We had really good character on that team. I don’t think there was one guy in the room who was still thinking about that loss. Of course we were disappointed—we wanted to win the whole thing. But at the end of the day, you have to focus on the next thing in front of you.

GK: You mentioned recently that you have Ukrainian ancestry. Have you explored that at all?

BK: My grandma was born in the Ukraine and she moved when she was very young. Her parents didn’t speak any English and my grandma speaks fluent Ukrainian. And I’m very close with my grandmother—so it’s actually very close to me. I grew up with her making Ukrainian food, and it’s interesting that I ended up close to [her birthplace] at the end of it.

SE: You play with a lot of talented young guys on this team. Whose potential are you most excited about?

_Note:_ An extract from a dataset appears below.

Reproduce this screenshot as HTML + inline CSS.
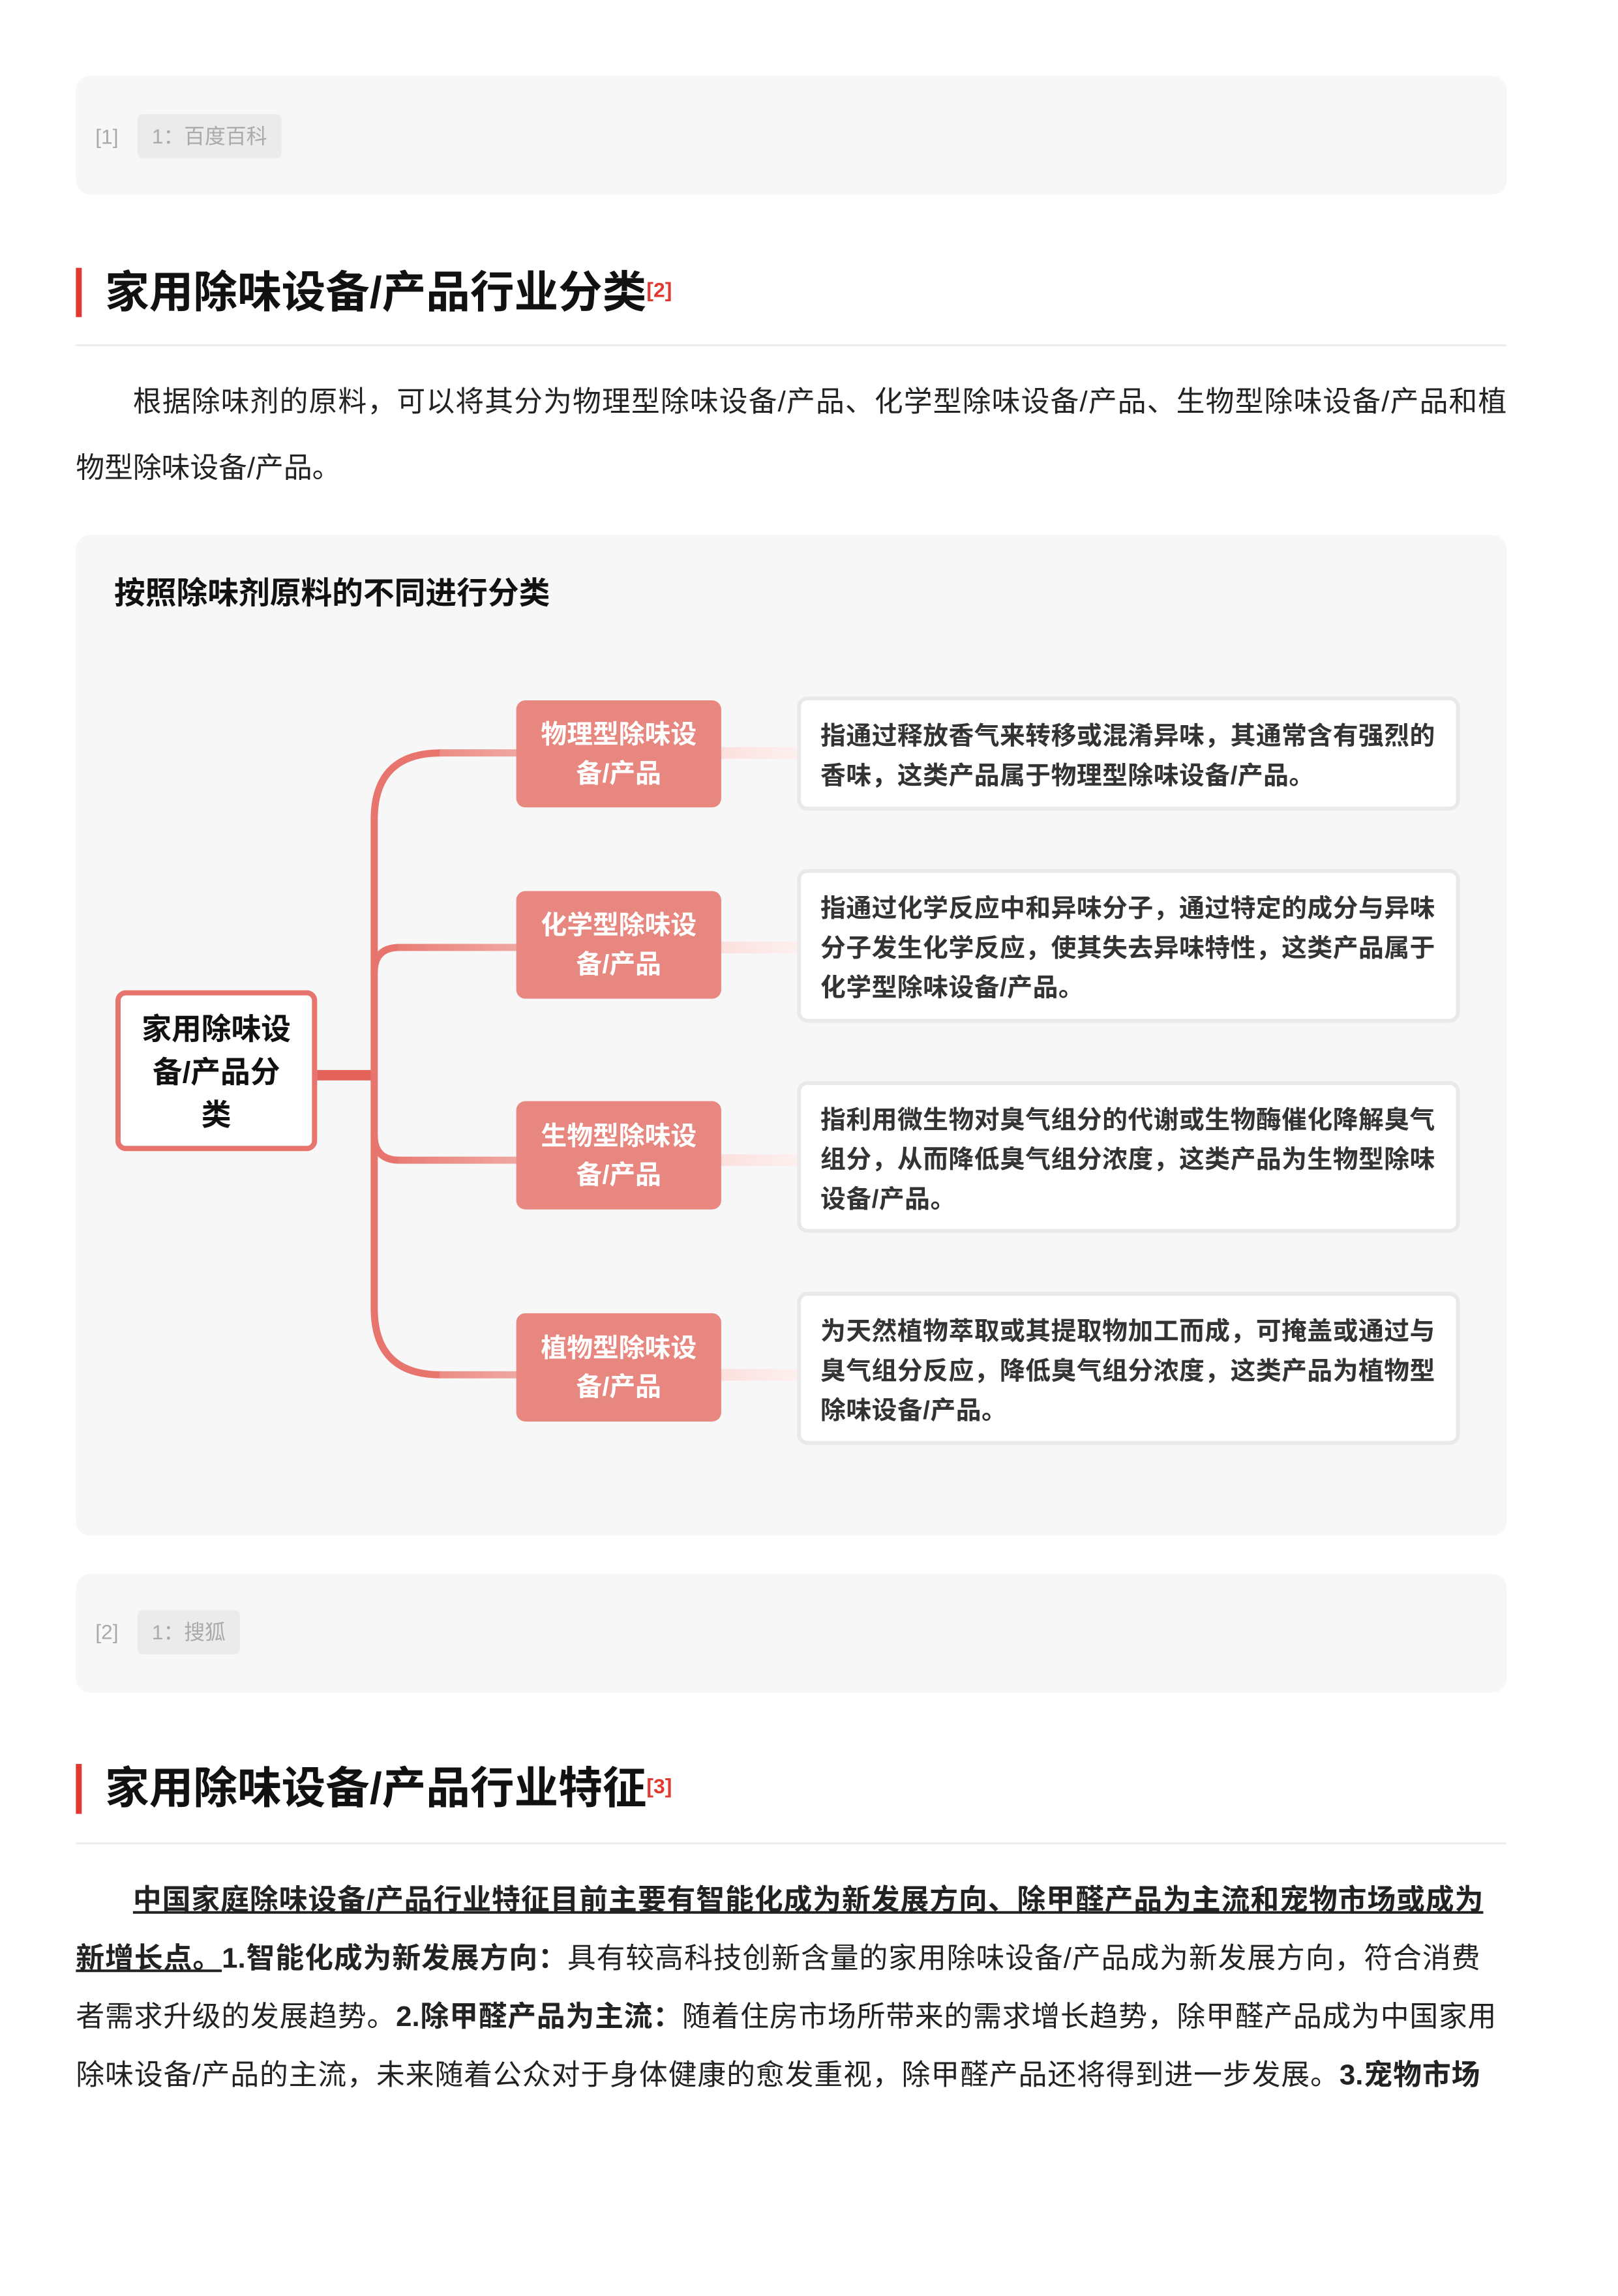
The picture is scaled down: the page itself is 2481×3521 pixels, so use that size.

BK: I don’t want to single out a certain guy. We have a lot of young players with a lot of potential. There’s definitely some development that needs to be done, but that’s everyone at that age. Some guys are under twenty hears old playing with us; it’s a big step for them— going from playing against boys to playing against men. There are a lot of guys with potential to have long careers. If they do the right things and work the right way and want to get better, I don’t see why that will be a problem.

GK: Do you think Denisenko has a bright career ahead in the NHL?

BK: I don’t want to say that he’s going to have a 20 year career right now. He definitely has the potential to be there. You can see it in him everyday; I think you forget that he’s only 18 or 19 years old. He has the ability, and it will be up to him—how hard he wants to work, how hard he wants to get to that point. It’s going to take a lot of work, and a lot of drive, and there are going to be ups and downs. I don’t see why he doesn’t have the potential to do it.